Assistimos, desde os primeiros casos de Covid-19, a diversas projecções da curva epidemiologica. Inicialmente a discussão visava entender o número de pessoas que ficaria afectada e as consequências para o sistema nacional de saúde (SNS), particularmente nos cuidados intensivos. Quase todas as projeções matemáticas falharam, não por incapacidade dos modelos logísticos mas pela incerteza temporal da instituição das diferentes fases de intervenção: contenção, mitigação e supressão, que obedecem não apenas à ciência mas ao poder político. À medida que a realidade permite traçar a curva real, quer de casos confirmados como de mortalidade, a discussão sofre um desvio gravitacional para outros objectivos como o relaxamento das medidas impostas. Discutem-se, a mortalidade com e por COVID e a influência na variação da mortalidade geral, as consequências económicas e sociais das atuais medidas e do seu impacto futuro. Traçam-se novas curvas com o intuito de entender se devemos e se vamos retornar ao “normal”.

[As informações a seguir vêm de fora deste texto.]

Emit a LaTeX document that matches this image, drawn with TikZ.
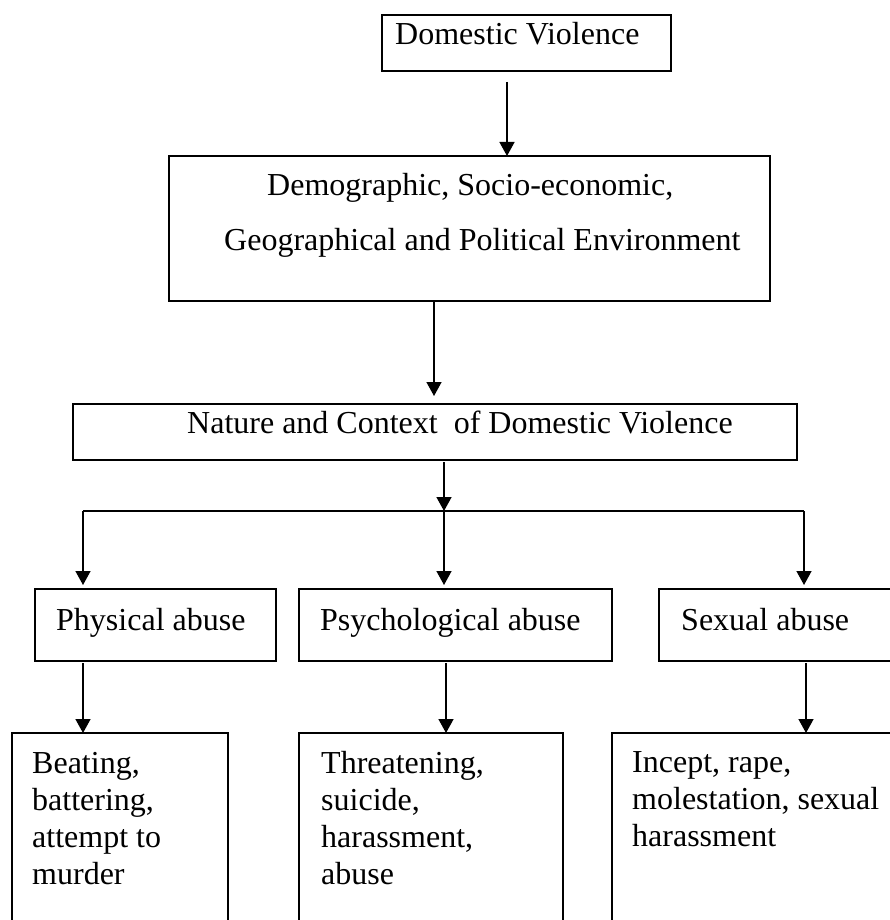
\documentclass[tikz,border=0pt]{standalone}
\usepackage{fontspec}
\setmainfont{Liberation Serif}
\usetikzlibrary{arrows.meta,calc}
\begin{document}
\begin{tikzpicture}[x=1pt,y=-1pt,
  box/.style={draw,line width=1.5pt,inner sep=0pt,outer sep=0pt},
  txt/.style={anchor=base west,inner sep=0pt,font=\fontsize{32}{37}\selectfont},
  mtxt/.style={txt,text width=270pt,align=flush left},
  arr/.style={line width=1.5pt,-{Triangle[width=15pt,length=14pt]}},
  ln/.style={line width=1.5pt}]
\useasboundingbox (0,0) rectangle (890,920);
\clip (0,0) rectangle (890,920);
% boxes
\node[box,minimum width=289pt,minimum height=56pt] (b1) at (526.5,43) {};
\node[box,minimum width=601pt,minimum height=145pt] (b2) at (469.5,228.5) {};
\node[box,minimum width=724pt,minimum height=56pt] (b3) at (435,432) {};
\node[box,minimum width=241pt,minimum height=72pt] (phys) at (155.5,625) {};
\node[box,minimum width=313pt,minimum height=72pt] (psych) at (455.5,625) {};
\node[box,minimum width=241pt,minimum height=72pt] (sex) at (779.5,625) {};
\node[box,minimum width=216pt,minimum height=207pt] (ba) at (120,836.5) {};
\node[box,minimum width=264pt,minimum height=207pt] (bb) at (431,836.5) {};
\node[box,minimum width=288pt,minimum height=207pt] (bc) at (756,836.5) {};
% texts
\node[txt] (t1) at (395,45) {Domestic Violence};
\node[txt] (t2a) at (267,195) {Demographic, Socio-economic,};
\node[txt] (t2b) at (224,250) {Geographical and Political Environment};
\node[txt] (t3) at (187,433) {Nature and Context\ \ of Domestic Violence};
\node[txt] (tp) at (56,630) {Physical abuse};
\node[txt] (tq) at (320,630) {Psychological abuse};
\node[txt] (ts) at (681,630) {Sexual abuse};
\node[mtxt] (ta) at (32,773) {Beating,\\ battering,\\ attempt to\\ murder};
\node[mtxt] (tb) at (321,773) {Threatening,\\ suicide,\\ harassment,\\ abuse};
\node[mtxt] (tc) at (632,772) {Incept, rape,\\ molestation, sexual\\ harassment};
% connector x positions
\coordinate (x1) at (507,0);
\coordinate (x2) at (434,0);
\coordinate (x3) at (444,0);
\coordinate (hL) at (83,511);
\coordinate (hM) at (444,511);
\coordinate (hR) at (804,511);
\coordinate (xa) at (83,0);
\coordinate (xb) at (446,0);
\coordinate (xc) at (806,0);
% connectors
\draw[arr] ([yshift=-11pt]b1.south -| x1) -- (b2.north -| x1);
\draw[arr] (b2.south -| x2) -- ([yshift=8pt]b3.north -| x2);
\draw[arr] ([yshift=-2pt]b3.south -| x3) -- (hM);
\draw[ln] (hL) -- (hR);
\draw[arr] (hL) -- ([yshift=4pt]phys.north -| hL);
\draw[arr] (hM) -- ([yshift=4pt]psych.north -| hM);
\draw[arr] (hR) -- ([yshift=4pt]sex.north -| hR);
\draw[arr] ([yshift=-2pt]phys.south -| xa) -- (ba.north -| xa);
\draw[arr] ([yshift=-2pt]psych.south -| xb) -- (bb.north -| xb);
\draw[arr] ([yshift=-2pt]sex.south -| xc) -- (bc.north -| xc);
\end{tikzpicture}
\end{document}
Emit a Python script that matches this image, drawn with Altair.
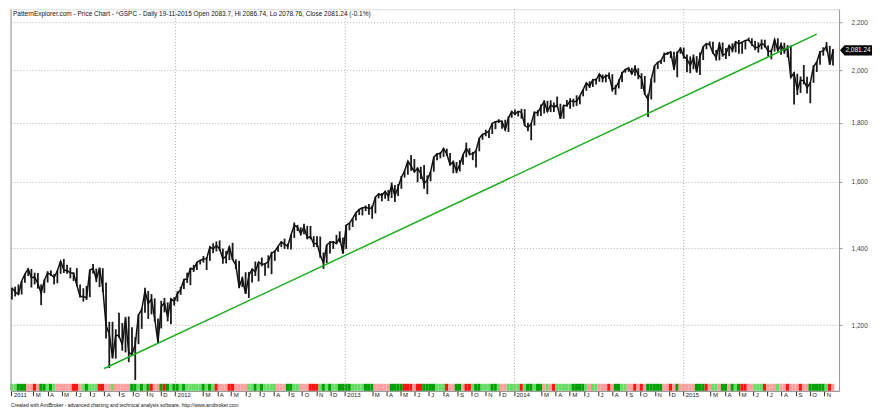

Estamos, regra geral, enviesados pelo envolvimento emocional que as medidas de isolamento causam, e isto gera viéses não apenas nas análises mas nos objectivos destas. Assim propõe-se o exercício de dar um passo atrás e com perspectiva entender o triângulo em epígrafe e a importância dos seus vértices. Começamos pela distinção dos casos confirmados (indivíduos testados com diagnóstico positivo) e casos suspeitos (indivíduos com sintomas compatíveis com COVID, como por exemplo tosse, febre, dificuldade respiratórias). É também importante entender que ambos contribuem, directamente e indirectamente, para mortalidade.
O número de casos suspeitos será um melhor indicador da dimensão da pandemia, especialmente quando se começam a fazer planos para terminar a contenção e confinamento social. Analisando o mais recente relatório da Direção Geral de Saúde, observa-se que em cada 1000 casos suspeitos, 100 são casos confirmados. Mais alarmante, é o facto de morrerem cerca de 3.6% dos casos confirmados. Continuando a contextualização da realidade Nacional, verificamos que apesar do aumento cumulativo, conseguiu-se um decréscimo diário do número de internamentos por COVID de 1284 (a 16 de Abril) para 1095 (a 22 de Abril), libertando capacidade hospitalar e de Unidade de Cuidados Intensivos. Esta recente evolução permite-nos falar de achatamento da curva, isto é, decréscimo do número diário de óbitos e diminuição de novos caso ( no nosso caso assistimos a uma incidência quase constante). Estes números são consequência das medidas de quarentena e distanciamento social, rastreio e reforço do sistema nacional de saúde. O levantamento das actuais restrições está em discussão. Sem estas, o números de interacções entre indivíduos aumenta e consequentemente a propagação do vírus. Todos constituímos potenciais vectores de contágio, assim quanto mais interações sociais temos, mais pessoas podemos potencialmente infectar. Enquanto não houver medidas terapêuticas eficazes e\ou vacina, sair de quarentena precipitadamente pode colocar em risco todo o progresso alcançado em termos da redução do número de casos. O triângulo entre casos suspeitos, casos confirmados e mortalidade, indica que o aumento do primeiro pode, semanas depois, levar ao esgotamento da capacidade de resposta do SNS, especialmente a capacidade de resposta hospitalar aos casos mais graves.